笠井:そうですね。本当は、写真集を出した記念じゃなく、もっと本格的に大規模な写真展を開こうって話で、キュレーター(展覧会の企画や運営を行う専門管理職)を交えた写真展チームも作っていたんですよ。でも、仮にギャラリーをおさえられたとしても、いつ状況が悪化するか分からないし、開催目前で流れる可能性も十分あり得たから、自分たちで何かできないだろうかと、改めてチームで話していたんですね。そしたら、キュレーターの方から「天使館でやるのはどう?」と提案があって。

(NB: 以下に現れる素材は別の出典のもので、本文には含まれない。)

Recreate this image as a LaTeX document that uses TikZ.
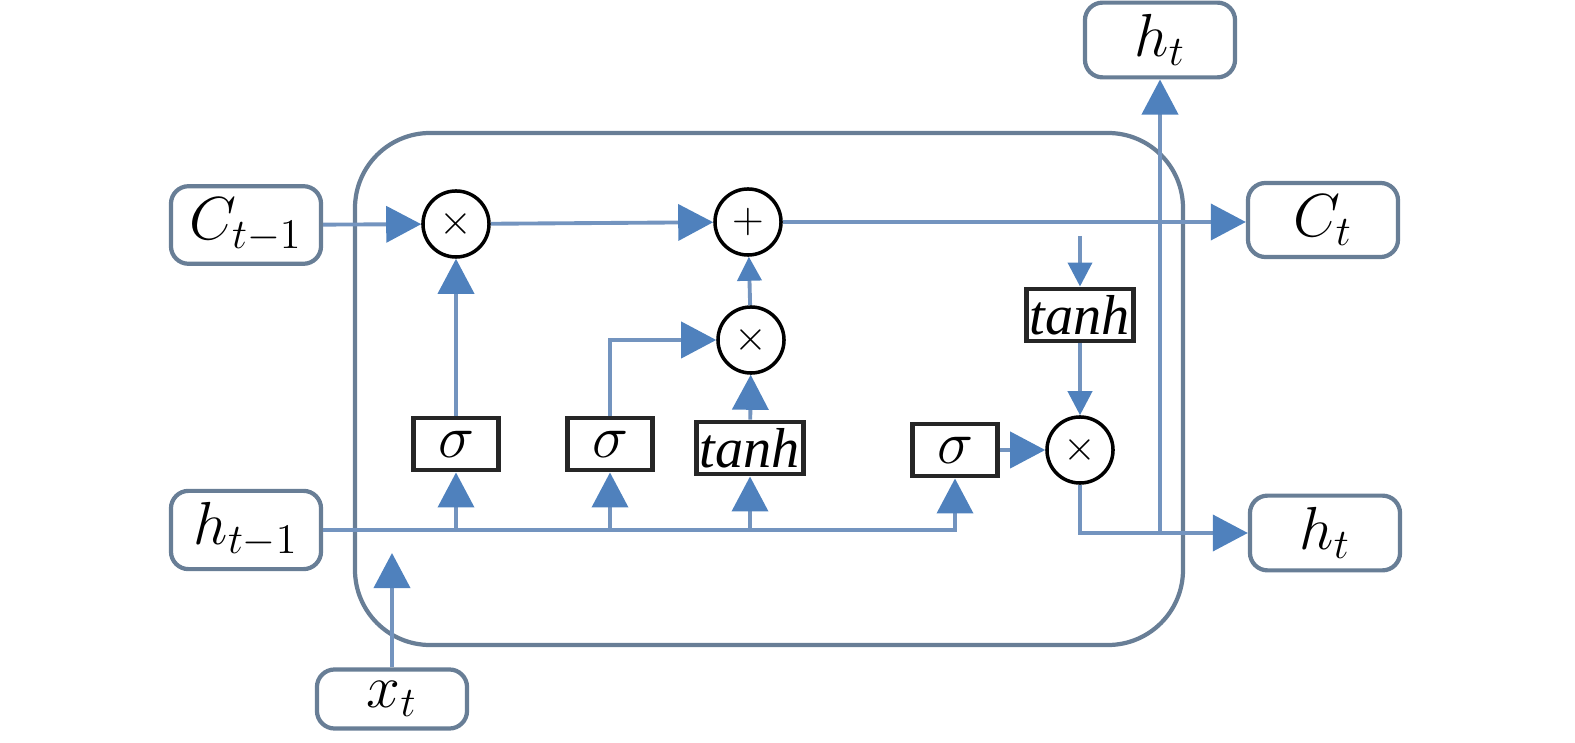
\documentclass[tikz,border=0pt]{standalone}
\usepackage{fontspec}
\setmainfont{Liberation Serif}
\usepackage{tikz}
\usetikzlibrary{arrows.meta, positioning, calc}

\definecolor{linecol}{HTML}{7394BF}
\definecolor{tipcol}{HTML}{4F81BD}
\definecolor{boxcol}{HTML}{687E96}

\tikzset{
  io/.style={draw=boxcol, line width=1.2pt, rounded corners=5pt, fill=white,
    minimum width=1.5cm, minimum height=0.59cm},
  gate/.style={draw=black!85, line width=1.4pt, fill=white, font=\fontsize{16}{18}\selectfont,
    minimum width=0.85cm, minimum height=0.52cm, inner xsep=1pt, inner ysep=1pt},
  op/.style={circle, draw=black, line width=1pt, fill=white, font=\fontsize{12}{14}\selectfont,
    minimum size=0.66cm, inner sep=0pt},
  wire/.style={draw=linecol, line width=1.1pt},
  flow/.style={wire, -{Triangle[length=0.35cm,width=0.36cm,color=tipcol]}},
  flowsm/.style={wire, -{Triangle[length=0.24cm,width=0.24cm,color=tipcol]}},
}

\begin{document}
\begin{tikzpicture}[x=0.01cm, y=-0.01cm, font=\fontsize{17}{20}\selectfont]
\useasboundingbox (0,0) rectangle (1575,743);

% LSTM cell
\draw[boxcol, line width=1.2pt, rounded corners=0.75cm] (355,133) rectangle (1183,645);

% inputs and outputs
\node[io] (cprev) at (246,225) {$C_{t-1}$};
\node[io] (hprev) at (246,530) {$h_{t-1}$};
\node[io] (xt) at (392,699) {$x_t$};
\node[io] (ct) at (1323,220) {$C_t$};
\node[io] (htr) at (1325,533) {$h_t$};
\node[io] (htu) at (1160,40) {$h_t$};

% gates
\node[gate] (fg) at (456,444) {$\sigma$};
\node[gate] (ig) at (610,444) {$\sigma$};
\node[gate] (cg) at (750,448) {\textit{tanh}};
\node[gate] (og) at (955,450) {$\sigma$};
\node[gate] (th) at (1080,315) {\textit{tanh}};

% pointwise operations
\node[op] (mf) at (456,224) {$\times$};
\node[op] (ad) at (748,222) {$+$};
\node[op] (mi) at (751,340) {$\times$};
\node[op] (mo) at (1080,450) {$\times$};

% cell state path
\draw[flow] (cprev) -- (mf);
\draw[flow] (mf) -- (ad);
\draw[flow] (ad.east) -- (ad.east -| ct.west);
\coordinate (cbr) at (1080,236);
\draw[flowsm] (cbr) -- (th);
\draw[flowsm] (th) -- (mo);

% gate connections
\draw[flow] (fg) -- (mf);
\draw[flow] (ig.north) |- (mi.west);
\draw[flow] (cg) -- (mi);
\draw[flowsm] (mi) -- (ad);
\draw[flow] (og) -- (mo);

% hidden state and input
\draw[flow] (hprev.east) -| (og.south);
\draw[flow] (fg.south |- hprev.east) -- (fg);
\draw[flow] (ig.south |- hprev.east) -- (ig);
\draw[flow] (cg.south |- hprev.east) -- (cg);
\coordinate (xin) at (392,553);
\draw[flow] (xt) -- (xin);

% output
\draw[flow] (mo.south) |- (htr.west);
\coordinate (hsplit) at (1160,533);
\draw[flow] (hsplit) -- (htu);
\end{tikzpicture}
\end{document}
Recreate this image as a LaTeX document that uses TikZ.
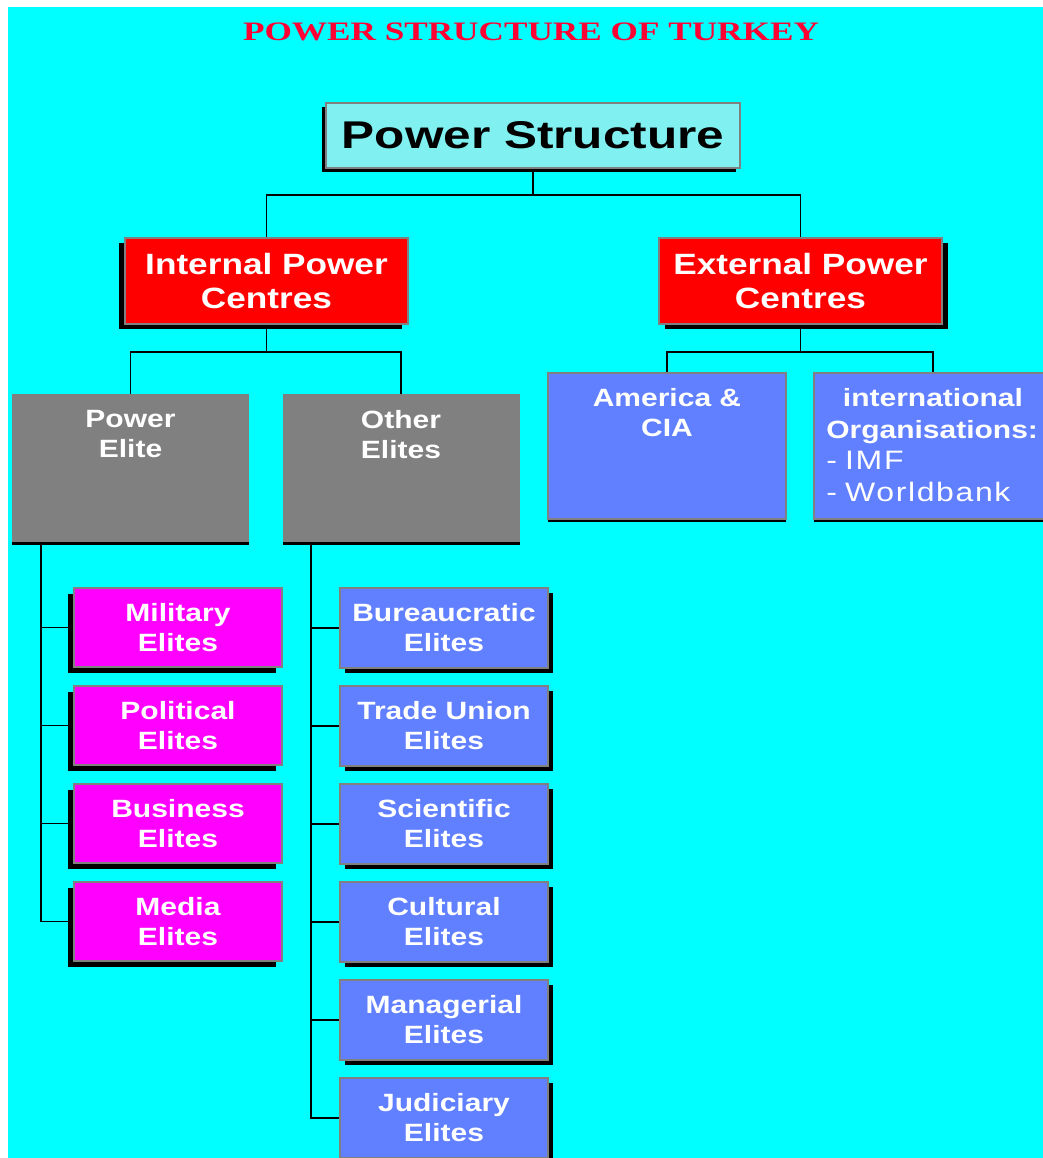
\documentclass[tikz,border=0pt]{standalone}
\usepackage{fontspec}
\setmainfont{Liberation Sans}
\newfontfamily\titlefont{Liberation Serif}[FakeStretch=1.32]
\newfontfamily\headfont{Liberation Sans}[FakeStretch=1.28]
\newfontfamily\boxfont{Liberation Sans}[FakeStretch=1.2]
\newfontfamily\listfont{Liberation Sans}[FakeStretch=1.2,LetterSpace=6]
\usetikzlibrary{shadows}
\definecolor{aqua}{RGB}{0,255,255}
\definecolor{paleaqua}{RGB}{128,240,240}
\definecolor{titlered}{RGB}{255,0,51}
\definecolor{elitegrey}{RGB}{128,128,128}
\definecolor{eliteblue}{RGB}{96,128,255}
\definecolor{elitepink}{RGB}{255,0,255}
\begin{document}
\begin{tikzpicture}
[x=0.75pt,y=-0.75pt,
connector/.style={line width=1.2pt},
titletext/.style={text=titlered,font=\titlefont\bfseries\fontsize{20}{24}\selectfont},
topnode/.style={rectangle,draw=elitegrey,line width=1.5pt,fill=paleaqua,minimum width=310.5pt,minimum height=48.75pt,font=\headfont\bfseries\fontsize{29}{34}\selectfont,drop shadow={shadow xshift=-3pt,shadow yshift=-3pt,fill=black,opacity=1}},
rednode/.style={rectangle,draw=elitegrey,line width=1.5pt,fill=red,text=white,align=center,minimum width=212.25pt,minimum height=64.5pt,font=\boxfont\bfseries\fontsize{22}{25.5}\selectfont},
redleft/.style={rednode,drop shadow={shadow xshift=-4.5pt,shadow yshift=-3.75pt,fill=black,opacity=1}},
redright/.style={rednode,drop shadow={shadow xshift=4.5pt,shadow yshift=-3.75pt,fill=black,opacity=1}},
greynode/.style={rectangle,fill=elitegrey,minimum width=177.75pt,minimum height=111pt,drop shadow={shadow xshift=0pt,shadow yshift=-2pt,fill=black,opacity=1}},
bluebox/.style={rectangle,draw=elitegrey,line width=1.5pt,fill=eliteblue,minimum width=178.5pt,minimum height=109.5pt,drop shadow={shadow xshift=0pt,shadow yshift=-2.5pt,fill=black,opacity=1}},
toplabel/.style={anchor=north,yshift=-12pt,inner sep=0pt,text=white,align=center,font=\boxfont\bfseries\fontsize{18.75}{22.5}\selectfont},
listlabel/.style={anchor=north west,xshift=9.75pt,yshift=-12pt,inner sep=0pt,text=white,align=left,text width=160pt,font=\boxfont\bfseries\fontsize{18.75}{23.8}\selectfont},
elitenode/.style={rectangle,draw=elitegrey,line width=1.5pt,text=white,align=center,minimum width=156pt,minimum height=59.5pt,font=\boxfont\bfseries\fontsize{18.75}{22.5}\selectfont},
pinknode/.style={elitenode,fill=elitepink,drop shadow={shadow xshift=-4.5pt,shadow yshift=-4.5pt,fill=black,opacity=1}},
bluenode/.style={elitenode,fill=eliteblue,drop shadow={shadow xshift=3.75pt,shadow yshift=-3.75pt,fill=black,opacity=1}}
]
\useasboundingbox (0,0) rectangle (1043,1158);
\fill[aqua] (8,7) rectangle (1043,1158);

\node[titletext] (title) at (531,32) {POWER STRUCTURE OF TURKEY};
\node[topnode] (ps) at (533,135.5) {Power Structure};

\node[redleft] (ipc) at (266.5,281) {Internal Power\\Centres};
\node[redright] (epc) at (800.5,281) {External Power\\Centres};

\node[greynode,label={[toplabel]north:Power\\Elite}] (pe) at (130.5,468) {};
\node[greynode,label={[toplabel]north:Other\\Elites}] (oe) at (401,468) {};
\node[bluebox,label={[toplabel]north:America \&\\CIA}] (us) at (667,446) {};
\node[bluebox,label={[listlabel]north west:{\makebox[\hsize]{international}\\\mbox{Organisations:}\\{\listfont\mdseries\fontsize{20}{23.8}\selectfont - IMF}\\{\listfont\mdseries\fontsize{20}{23.8}\selectfont - Worldbank}}}] (io) at (933,446) {};

\node[pinknode] (mil) at (178,627.5) {Military\\Elites};
\node[pinknode] (pol) at (178,725.5) {Political\\Elites};
\node[pinknode] (biz) at (178,823.5) {Business\\Elites};
\node[pinknode] (med) at (178,921.5) {Media\\Elites};

\node[bluenode] (bur) at (444,628) {Bureaucratic\\Elites};
\node[bluenode] (tu) at (444,726) {Trade Union\\Elites};
\node[bluenode] (sci) at (444,824) {Scientific\\Elites};
\node[bluenode] (cul) at (444,922) {Cultural\\Elites};
\node[bluenode] (man) at (444,1020) {Managerial\\Elites};
\node[bluenode] (jud) at (444,1118) {Judiciary\\Elites};

\draw[connector] (ps.south) -- ++(0,26) coordinate (psbus) -| (ipc.north);
\draw[connector] (psbus) -| (epc.north);
\draw[connector] (ipc.south) -- ++(0,27) coordinate (ipcbus) -| (pe.north);
\draw[connector] (ipcbus) -| (oe.north);
\draw[connector] (epc.south) -- ++(0,27) coordinate (epcbus) -| (us.north);
\draw[connector] (epcbus) -| (io.north);

\coordinate (pebus) at ([xshift=21.75pt]pe.south west);
\draw[connector] (pebus) |- (med.west);
\draw[connector] (mil.west) -- (mil.west -| pebus);
\draw[connector] (pol.west) -- (pol.west -| pebus);
\draw[connector] (biz.west) -- (biz.west -| pebus);

\coordinate (oebus) at ([xshift=21.75pt]oe.south west);
\draw[connector] (oebus) |- (jud.west);
\draw[connector] (bur.west) -- (bur.west -| oebus);
\draw[connector] (tu.west) -- (tu.west -| oebus);
\draw[connector] (sci.west) -- (sci.west -| oebus);
\draw[connector] (cul.west) -- (cul.west -| oebus);
\draw[connector] (man.west) -- (man.west -| oebus);
\end{tikzpicture}
\end{document}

万が一、直前で開催が危ぶまれたとしても、身内の空間だから大きな損害にならないし、いいんじゃないかと。

 僕としては、全く実感が湧きませんでしたよ。いくら身内の空間とはいっても、舞踏の稽古場である天使館は、写真をやっている僕の領域ではないと感じていたし、わざわざ国分寺駅から15分も歩いて、誰が写真を見に来るんだとも思いましたしね。

――会期中、私も天使館に行かせていただきましたが、久子さんの写真を感じるのにうってつけの空間だと思いましたよ。決して広くはない稽古場に、大きくプリントされた久子さんの写真が静かに置かれてあって。写真を展示するための場所ではないからこその独特な見せ方によって、写真集を見たときとは違った余韻がありました。

笠井:そうそう。やってみると、意外に良かったんですよ。「せっかくだから」と家族みんな積極的に参加してくれて、トークやダンスのイベントまで開催しちゃって。写真展でありながら、完全に笠井家のフェスになっていましたよね(笑)。

 アクセスの悪さを懸念していたものの、駅から歩く分、お客さんも「写真を見に行くぞ」って気持ちになれたようで。普段、写真展をやっても音沙汰ないような知り合いまで、いろんな方が来てくれました。10日弱の会期で、来場者はおよそ400人。都心のギャラリーで開催しても、なかなか400人も来ないので、正直驚きました。どうなることかと思いましたけど、結果的に、いい展示になりましたね。